Tell me how else to describe the frustration faced by candidates who seek redress in court after INEC had declared winners in an election fraught with bare-faced irregularities and deliberate manipulations?

The style now is “Let us win first and let them go to Court.”

Yes, it is easier for a camel to go through the eye of a needle than for a candidate to prove electoral fraud at the Election Petition Tribunal. What is the cost of hiring lawyers, collating evidence, and even paying witnesses?

The winner uses state resources to fund his case while the petitioner continues to borrow to get justice. What is the price of Justice? How many can afford it? This is one reason many exchange their tickets for bags of Ghana-Must-Go made easier in US dollars.

The 2023 election ought to have further added a feather to Buhari’s hat but has instead imperiled whatever legacies he would have left for our democracy!

We’ve gone from bad to worse except that physical unrest has shifted to the cyber onslaught and has obliterated whatever was left of our fragile peace and unity.

We are now a people filled with much acrimony, more than what our known national faultlines- religion, and tribalism have served for over five decades.

Building a new Nigeria has been the mantra of successive governments, yet we have remained at the foundation level without any progress since the Independence.

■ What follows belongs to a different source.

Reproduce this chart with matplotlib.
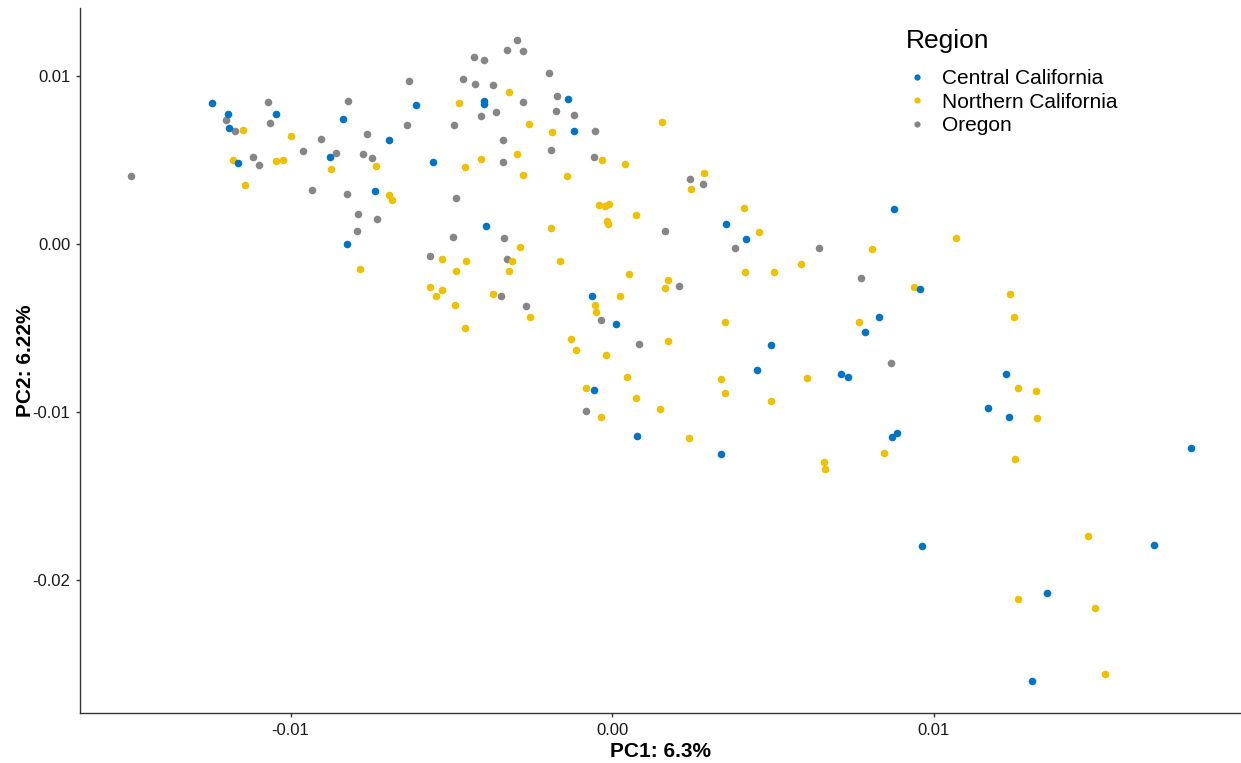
import matplotlib
matplotlib.use('Agg')
import matplotlib.pyplot as plt
from matplotlib.lines import Line2D

plt.rcParams['font.family'] = ['Liberation Sans', 'DejaVu Sans']

# PCA 坐标 (PC1, PC2)
central_x = [-0.01245, -0.01195, -0.01192, -0.01045, -0.01164, -0.00878, -0.00836, -0.00693,
             -0.00611, -0.00737, -0.00824, -0.00558, -0.00400, -0.00400, -0.00393, -0.00138,
             -0.00119, -0.00063, 0.00013, -0.00056, 0.00078, 0.00877, 0.00353, 0.00415,
             0.00958, 0.00830, 0.00786, 0.00493, 0.00450, 0.00712, 0.00733, 0.00338,
             0.00870, 0.00886, 0.01224, 0.01170, 0.01233, 0.01801, 0.00965, 0.01685,
             0.01352, 0.01305]
central_y = [0.00843, 0.00777, 0.00694, 0.00777, 0.00484, 0.00521, 0.00748, 0.00623,
             0.00831, 0.00317, 0.00002, 0.00492, 0.00851, 0.00835, 0.00107, 0.00867,
             0.00676, -0.00310, -0.00476, -0.00866, -0.01141, 0.00210, 0.00121, 0.00032,
             -0.00268, -0.00435, -0.00524, -0.00598, -0.00746, -0.00770, -0.00788, -0.01246,
             -0.01145, -0.01123, -0.00770, -0.00973, -0.01026, -0.01213, -0.01798, -0.01792,
             -0.02074, -0.02599]

northern_x = [-0.01148, -0.00999, -0.01180, -0.01045, -0.01023, -0.00874, -0.00734, -0.01142,
              -0.00693, -0.00686, -0.00784, -0.00530, -0.00487, -0.00453, -0.00477, -0.00459,
              -0.00409, -0.00322, -0.00296, -0.00278, -0.00259, -0.00288, -0.00311, -0.00321,
              -0.00161, -0.00189, -0.00186, -0.00141, -0.00031, -0.00041, -0.00022, -0.00009,
              -0.00015, -0.00012, 0.00052, 0.00175, 0.00165, -0.00565, -0.00530, -0.00549,
              -0.00371, -0.00490, -0.00256, -0.00456, -0.00053, -0.00050, 0.00024, -0.00128,
              -0.00112, -0.00018, 0.00175, 0.00047, -0.00081, 0.00075, 0.00150, -0.00035,
              0.00240, 0.00041, 0.00285, 0.00246, 0.00075, 0.00409, 0.00456, 0.01070,
              0.00809, 0.00412, 0.00505, 0.00587, 0.00939, 0.00350, 0.00767, 0.00338,
              0.00350, 0.00606, 0.00493, 0.00845, 0.00659, 0.00662, 0.01238, 0.01249,
              0.01261, 0.01317, 0.01320, 0.01252, 0.01479, 0.01263, 0.01501, 0.01532,
              0.00155]
northern_y = [0.00682, 0.00646, 0.00504, 0.00498, 0.00504, 0.00448, 0.00466, 0.00353,
              0.00294, 0.00262, -0.00147, -0.00089, -0.00156, -0.00101, 0.00843, 0.00462,
              0.00510, 0.00905, 0.00538, 0.00413, 0.00718, -0.00018, -0.00101, -0.00156,
              -0.00101, 0.00097, 0.00670, 0.00407, 0.00502, 0.00234, 0.00228, 0.00240,
              0.00139, 0.00119, -0.00179, -0.00214, -0.00262, -0.00256, -0.00274, -0.00310,
              -0.00298, -0.00363, -0.00435, -0.00500, -0.00363, -0.00405, -0.00310, -0.00566,
              -0.00631, -0.00657, -0.00577, -0.00788, -0.00854, -0.00913, -0.00979, -0.01026,
              -0.01153, 0.00478, 0.00424, 0.00327, 0.00173, 0.00216, 0.00073, 0.00038,
              -0.00030, -0.00167, -0.00167, -0.00119, -0.00256, -0.00464, -0.00464, -0.00800,
              -0.00883, -0.00794, -0.00931, -0.01241, -0.01294, -0.01338, -0.00298, -0.00435,
              -0.00854, -0.00871, -0.01032, -0.01278, -0.01738, -0.02110, -0.02163, -0.02558,
              0.00728]

oregon_x = [-0.01201, -0.01173, -0.01070, -0.01064, -0.01495, -0.01117, -0.01098, -0.00961,
            -0.00905, -0.00858, -0.00821, -0.00762, -0.00774, -0.00748, -0.00633, -0.00639,
            -0.00933, -0.00824, -0.00790, -0.00731, -0.00793, -0.00484, -0.00496, -0.00565,
            -0.00493, -0.00465, -0.00431, -0.00400, -0.00425, -0.00409, -0.00372, -0.00361,
            -0.00328, -0.00296, -0.00278, -0.00340, -0.00340, -0.00278, -0.00337, -0.00327,
            -0.00197, -0.00172, -0.00175, -0.00119, -0.00190, -0.00054, -0.00057, 0.00165,
            0.00209, -0.00346, -0.00268, -0.00035, 0.00084, -0.00081, 0.00243, 0.00282,
            0.00381, 0.00643, 0.00774, 0.00868]
oregon_y = [0.00742, 0.00676, 0.00849, 0.00724, 0.00407, 0.00521, 0.00472, 0.00557,
            0.00629, 0.00545, 0.00855, 0.00658, 0.00538, 0.00516, 0.00970, 0.00712,
            0.00323, 0.00299, 0.00180, 0.00151, 0.00079, 0.00276, 0.00042, -0.00070,
            0.00712, 0.00986, 0.01113, 0.01099, 0.00952, 0.00766, 0.00946, 0.00789,
            0.01155, 0.01214, 0.01149, 0.00623, 0.00490, 0.00845, 0.00036, -0.00089,
            0.01018, 0.00885, 0.00795, 0.00771, 0.00563, 0.00676, 0.00521, 0.00077,
            -0.00250, -0.00310, -0.00369, -0.00452, -0.00592, -0.00992, 0.00389, 0.00359,
            -0.00022, -0.00022, -0.00202, -0.00705]

regions = ['Central California', 'Northern California', 'Oregon']
colors = ['#0073C2', '#EFC000', '#868686']

fig = plt.figure(figsize=(12.41, 7.63), dpi=100)
ax = fig.add_axes([80 / 1241, 50 / 763, 1 - 80 / 1241, 705 / 763])

# 先画灰色、黄色，再画蓝色
ax.scatter(oregon_x, oregon_y, s=30, color=colors[2], linewidths=0, zorder=2)
ax.scatter(northern_x, northern_y, s=30, color=colors[1], linewidths=0, zorder=3)
ax.scatter(central_x, central_y, s=30, color=colors[0], linewidths=0, zorder=4)

ax.set_xlim(-0.01655, 0.01956)
ax.set_ylim(-0.02789, 0.01406)
ax.set_xticks([-0.01, 0.0, 0.01])
ax.set_xticklabels(['-0.01', '0.00', '0.01'])
ax.set_yticks([-0.02, -0.01, 0.0, 0.01])
ax.set_yticklabels(['-0.02', '-0.01', '0.00', '0.01'])

for side in ['top', 'right']:
    ax.spines[side].set_visible(False)
for side in ['left', 'bottom']:
    ax.spines[side].set_linewidth(1.0)
    ax.spines[side].set_color('#333333')
ax.tick_params(axis='both', length=3, width=1.0, color='#333333',
               labelsize=12, labelcolor='#1a1a1a', pad=4)

ax.set_xlabel('PC1: 6.3%', fontsize=15, fontweight='bold', labelpad=3)
ax.set_ylabel('PC2: 6.22%', fontsize=15, fontweight='bold', labelpad=-2)

# 图例
fig.text(906 / 1241, 1 - 41 / 763, 'Region', fontsize=19, ha='left', va='center')
handles = [Line2D([], [], marker='o', linestyle='', markersize=4.5,
                  markerfacecolor=c, markeredgewidth=0) for c in colors]
leg = fig.legend(handles, regions, loc='upper left',
                 bbox_to_anchor=(896 / 1241, 1 - 59 / 763), frameon=False,
                 fontsize=15, handlelength=1.0, handletextpad=0.7,
                 labelspacing=0.21, borderpad=0)

fig.savefig('out.png', dpi=100)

The glorified uninterrupted democracy has left nothing much to be desired except for a renewed hope that is aborted even midway before fruition.

We are promised yet another “renewed hope” but it exists only on paper for the sake of soothing our frayed nerves.

I hear someone saying we must have faith in the next administration, but wait a minute, are the players anyway different from those who have been there in the past twenty-three years?

No man can add a new wine into an old wine skin, so says the Holy Book.

We are gradually drifting to a decent and only determined people who can rescue Nigeria from the shackles of the likes of Mahmood Yakubu. We thought we had seen the worst with Maurice Iwu.

May our renewed hope not become renewed captivity for how shall we ever sing the Lord’s song?